Given material:
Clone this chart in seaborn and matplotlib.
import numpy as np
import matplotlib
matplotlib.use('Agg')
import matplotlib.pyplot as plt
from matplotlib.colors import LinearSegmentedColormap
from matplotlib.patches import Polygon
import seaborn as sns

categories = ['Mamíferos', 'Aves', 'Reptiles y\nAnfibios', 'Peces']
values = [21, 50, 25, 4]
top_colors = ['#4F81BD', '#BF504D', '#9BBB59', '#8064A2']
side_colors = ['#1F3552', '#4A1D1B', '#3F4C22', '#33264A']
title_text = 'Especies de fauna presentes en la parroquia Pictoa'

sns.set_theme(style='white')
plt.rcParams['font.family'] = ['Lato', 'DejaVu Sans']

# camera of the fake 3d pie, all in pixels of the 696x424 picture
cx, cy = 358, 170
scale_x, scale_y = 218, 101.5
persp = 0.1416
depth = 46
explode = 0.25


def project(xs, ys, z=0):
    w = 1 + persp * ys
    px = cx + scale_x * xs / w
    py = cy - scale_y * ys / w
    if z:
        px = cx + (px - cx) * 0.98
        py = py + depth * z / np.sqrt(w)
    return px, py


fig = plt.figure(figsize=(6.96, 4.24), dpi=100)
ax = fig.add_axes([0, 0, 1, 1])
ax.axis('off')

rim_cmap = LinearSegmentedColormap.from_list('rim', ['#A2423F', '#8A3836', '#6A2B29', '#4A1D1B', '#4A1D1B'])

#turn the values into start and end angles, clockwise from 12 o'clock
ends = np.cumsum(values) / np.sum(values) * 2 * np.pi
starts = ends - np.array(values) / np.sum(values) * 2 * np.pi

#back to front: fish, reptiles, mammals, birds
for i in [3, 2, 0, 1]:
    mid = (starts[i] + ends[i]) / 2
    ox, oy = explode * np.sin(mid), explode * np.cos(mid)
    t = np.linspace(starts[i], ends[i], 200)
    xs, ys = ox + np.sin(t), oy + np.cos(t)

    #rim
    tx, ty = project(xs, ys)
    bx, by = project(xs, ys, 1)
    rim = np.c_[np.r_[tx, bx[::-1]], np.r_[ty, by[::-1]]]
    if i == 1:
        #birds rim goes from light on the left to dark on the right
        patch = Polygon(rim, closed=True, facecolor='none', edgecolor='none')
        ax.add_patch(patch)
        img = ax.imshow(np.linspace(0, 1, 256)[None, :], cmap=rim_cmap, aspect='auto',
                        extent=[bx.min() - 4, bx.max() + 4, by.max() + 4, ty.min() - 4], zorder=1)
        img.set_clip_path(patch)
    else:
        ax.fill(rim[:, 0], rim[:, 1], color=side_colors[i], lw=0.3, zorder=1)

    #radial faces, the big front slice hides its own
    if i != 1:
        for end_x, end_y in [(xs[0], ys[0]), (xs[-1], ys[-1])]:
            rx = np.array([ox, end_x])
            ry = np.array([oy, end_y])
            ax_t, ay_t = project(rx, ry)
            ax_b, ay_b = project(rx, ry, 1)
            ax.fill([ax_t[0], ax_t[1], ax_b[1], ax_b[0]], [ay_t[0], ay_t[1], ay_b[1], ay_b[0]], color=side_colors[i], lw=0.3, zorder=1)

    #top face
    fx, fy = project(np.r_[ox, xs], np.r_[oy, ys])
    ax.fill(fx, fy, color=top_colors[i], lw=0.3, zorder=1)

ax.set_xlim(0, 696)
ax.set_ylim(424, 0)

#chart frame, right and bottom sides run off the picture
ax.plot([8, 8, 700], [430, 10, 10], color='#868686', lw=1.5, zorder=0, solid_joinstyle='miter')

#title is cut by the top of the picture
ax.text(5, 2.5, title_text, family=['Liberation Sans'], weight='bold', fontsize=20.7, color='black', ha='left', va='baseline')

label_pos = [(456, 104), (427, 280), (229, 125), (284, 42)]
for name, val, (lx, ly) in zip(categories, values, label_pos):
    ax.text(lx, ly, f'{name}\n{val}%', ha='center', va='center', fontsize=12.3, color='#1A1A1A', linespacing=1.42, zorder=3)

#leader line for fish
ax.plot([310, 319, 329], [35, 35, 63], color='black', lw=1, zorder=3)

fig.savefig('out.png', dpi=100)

Stated exercise: Scan the listing above. Collect all lines with the word "seaborn".

Reply to the task:
Clone this chart in seaborn and matplotlib.
import seaborn as sns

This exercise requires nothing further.